The code was written by Zhisong Fu and T. James Lewis. The theory behind this code is published in the paper: "Architecting the Finite Element Method Pipeline for the GPU"
AUTHORS Zhisong Fu(a,b), T. James Lewis(a,b), Robert M. Kirby(a,b), Ross T. Whitaker(a,b)
a-School of Computing, University of Utah, Salt Lake City, UT, USA
b-Scientific Computing and Imaging Institute, University of Utah, Salt Lake City, USA
ABSTRACT The finite element method (FEM) is a widely employed numerical technique for approximating the solution of partial differential equations (PDEs) in var- ious science and engineering applications. Many of these applications benefit from fast execution of the FEM pipeline. One way to accelerate the FEM pipeline is by exploiting advances in modern computational hardware, such as the many-core streaming processors like the graphical processing unit (GPU). In this paper, we present the algorithms and data-structures necessary to move the entire FEM pipeline to the GPU. First we propose an efficient GPU-based algorithm to generate local element information and to assemble the global lin- ear system associated with the FEM discretization of an elliptic PDE. To solve the corresponding linear system efficiently on the GPU, we implement a conju- gate gradient method preconditioned with a geometry-informed algebraic multi- grid (AMG) method preconditioner. We propose a new fine-grained parallelism strategy, a corresponding multigrid cycling stage and efficient data mapping to the many-core architecture of GPU. Comparison of our on-GPU assembly versus a traditional serial implementation on the CPU achieves up to an 87× speedup. Focusing on the linear system solver alone, we achieve a speedup of up to 51× versus use of a comparable state-of-the-art serial CPU linear system solver. Furthermore, the method compares favorably with other GPU-based, sparse, linear solvers.
- Git, CMake (3.0+ recommended), and the standard system build environment tools.
- You will need a CUDA Compatible Graphics card. See here You will also need to be sure your card has CUDA compute capability of at least 2.0.
- SCI-Solver_FEM is compatible with the latest CUDA toolkit (7.0). Download here.
- This project has been tested on OpenSuse 12.3 (Dartmouth) on NVidia GeForce GTX 570 HD, Ubuntu 14.04 on NVidia GeForce GTX 560 Ti, Windows 7 on NVidia GeForce GTX 775M, and OSX 10.10 on NVidia GeForce GTX 775M.
- If you have a CUDA compatible card with the above operating systems, and are experiencing issues, please contact the repository owners.
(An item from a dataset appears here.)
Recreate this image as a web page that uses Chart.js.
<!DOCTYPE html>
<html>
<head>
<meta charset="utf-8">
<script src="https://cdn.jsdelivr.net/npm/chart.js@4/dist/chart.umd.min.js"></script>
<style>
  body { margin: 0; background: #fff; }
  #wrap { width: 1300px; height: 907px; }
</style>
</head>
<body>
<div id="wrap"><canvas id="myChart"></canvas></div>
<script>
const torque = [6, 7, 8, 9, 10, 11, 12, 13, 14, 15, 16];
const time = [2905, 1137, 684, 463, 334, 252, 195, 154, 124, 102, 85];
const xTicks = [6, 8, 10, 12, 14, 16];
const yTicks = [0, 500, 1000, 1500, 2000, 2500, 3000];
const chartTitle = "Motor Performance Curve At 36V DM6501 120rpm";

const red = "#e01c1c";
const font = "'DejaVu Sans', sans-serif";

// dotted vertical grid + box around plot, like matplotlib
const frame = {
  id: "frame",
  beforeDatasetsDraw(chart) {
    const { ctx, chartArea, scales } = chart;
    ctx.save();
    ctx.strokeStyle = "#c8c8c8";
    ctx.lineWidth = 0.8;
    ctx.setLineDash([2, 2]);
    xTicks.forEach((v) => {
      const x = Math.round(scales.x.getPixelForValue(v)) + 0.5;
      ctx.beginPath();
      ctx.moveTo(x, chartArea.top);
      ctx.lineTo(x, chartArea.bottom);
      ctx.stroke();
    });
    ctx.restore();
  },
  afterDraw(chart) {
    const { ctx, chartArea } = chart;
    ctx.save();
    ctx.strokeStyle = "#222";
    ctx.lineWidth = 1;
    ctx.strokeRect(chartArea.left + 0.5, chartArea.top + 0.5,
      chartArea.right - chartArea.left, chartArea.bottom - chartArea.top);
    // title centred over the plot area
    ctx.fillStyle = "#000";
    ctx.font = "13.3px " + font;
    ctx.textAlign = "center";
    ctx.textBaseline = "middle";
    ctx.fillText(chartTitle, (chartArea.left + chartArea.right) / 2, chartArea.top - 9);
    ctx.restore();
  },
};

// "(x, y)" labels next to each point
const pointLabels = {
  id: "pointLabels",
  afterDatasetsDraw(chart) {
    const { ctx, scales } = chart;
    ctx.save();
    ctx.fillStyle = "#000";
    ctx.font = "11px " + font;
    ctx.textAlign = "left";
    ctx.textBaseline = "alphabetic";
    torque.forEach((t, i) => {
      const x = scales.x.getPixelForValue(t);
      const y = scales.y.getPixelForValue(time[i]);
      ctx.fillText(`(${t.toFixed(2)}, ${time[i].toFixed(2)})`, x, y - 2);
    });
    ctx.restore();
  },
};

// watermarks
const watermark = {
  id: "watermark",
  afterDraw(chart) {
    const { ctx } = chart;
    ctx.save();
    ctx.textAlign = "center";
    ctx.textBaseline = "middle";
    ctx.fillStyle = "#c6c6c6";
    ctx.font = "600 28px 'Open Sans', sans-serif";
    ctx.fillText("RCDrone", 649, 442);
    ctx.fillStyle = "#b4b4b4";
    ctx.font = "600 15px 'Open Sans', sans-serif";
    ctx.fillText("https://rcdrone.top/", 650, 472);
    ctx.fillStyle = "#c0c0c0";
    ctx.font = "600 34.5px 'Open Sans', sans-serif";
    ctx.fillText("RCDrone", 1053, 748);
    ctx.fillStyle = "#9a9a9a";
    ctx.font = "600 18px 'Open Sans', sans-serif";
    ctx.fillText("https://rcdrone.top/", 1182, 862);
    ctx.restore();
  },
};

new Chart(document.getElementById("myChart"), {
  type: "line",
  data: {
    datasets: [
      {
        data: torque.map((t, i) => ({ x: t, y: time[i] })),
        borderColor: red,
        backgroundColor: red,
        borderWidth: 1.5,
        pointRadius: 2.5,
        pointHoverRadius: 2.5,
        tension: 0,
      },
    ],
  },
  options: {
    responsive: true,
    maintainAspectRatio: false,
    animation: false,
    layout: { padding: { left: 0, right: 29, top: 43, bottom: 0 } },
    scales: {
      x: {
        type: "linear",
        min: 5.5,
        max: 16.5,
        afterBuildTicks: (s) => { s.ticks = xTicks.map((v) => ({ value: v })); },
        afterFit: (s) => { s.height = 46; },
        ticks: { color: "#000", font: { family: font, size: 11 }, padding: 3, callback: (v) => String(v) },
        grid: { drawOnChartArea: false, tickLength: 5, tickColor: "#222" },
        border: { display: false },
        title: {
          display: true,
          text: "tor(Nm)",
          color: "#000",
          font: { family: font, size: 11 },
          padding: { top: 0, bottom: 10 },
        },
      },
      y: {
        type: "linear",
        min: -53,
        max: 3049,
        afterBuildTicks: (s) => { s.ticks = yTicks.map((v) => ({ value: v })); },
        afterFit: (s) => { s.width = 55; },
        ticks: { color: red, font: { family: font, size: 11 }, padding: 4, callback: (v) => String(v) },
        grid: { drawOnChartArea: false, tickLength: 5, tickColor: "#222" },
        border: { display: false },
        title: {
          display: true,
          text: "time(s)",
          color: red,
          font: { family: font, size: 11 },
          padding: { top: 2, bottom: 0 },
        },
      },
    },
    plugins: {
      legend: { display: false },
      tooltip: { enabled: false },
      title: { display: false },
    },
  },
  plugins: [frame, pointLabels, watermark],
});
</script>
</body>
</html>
- Windows: You will need Microsoft Visual Studio 2013 build tools. This document describes the "NMake" process.
- OSX: Please be sure to follow setup for CUDA here. There are several compatability requirements for different MAC machines, including using a different version of CUDA (ie. 5.5).
Note: For all platforms, you may need to specify your CUDA toolkit location (especially if you have multiple CUDA versions installed):
cmake -DCUDA_TOOLKIT_ROOT_DIR="~/NVIDIA/CUDA-7.0" ../src
(Assuming this is the location).
Note: If you have compile errors such as undefined reference: atomicAdd
, it is likely you need to set your compute capability manually. CMake outputs whether compute capability was determined automatically, or if you need to set it manually. The default (and known working) minimum compute capability is 2.0.
cmake -DCUDA_COMPUTE_CAPABILITY=20 ../src
make
You will need to enable examples in your build to compile and run them
cmake -DBUILD_EXAMPLES=ON ../src
make
You will find the example binaries built in the build/examples
directory.
Run the examples in the build directory:
examples/Example1
examples/Example2
...
Follow the example source code in src/examples
to learn how to use the library.
A basic usage of the library links to the libFEM_CORE
library during build and
includes the headers needed, which are usually no more than:
#include "setup_solver.h"
#include "cuda_resources.h"
Then a program would setup the FEM parameters using the
AMG_Config
object and call setup_solver()
to generate
the answer matrices.
You will need to make sure your CMake/Makfile/Build setup knows where to point for the library and header files. See the examples and their CMakeLists.txt.
The repo comes with a set of regression tests to see if recent changes break expected results. To build the tests, you will need to set BUILD_TESTING
to "ON" in either ccmake
or when calling CMake:
cmake -DBUILD_TESTING=ON ../src
cmake -DBUILD_TESTING=ON -Dgtest_forced_shared_crt=ON ../src
Be sure to include all other necessary CMake definitions as annotated above.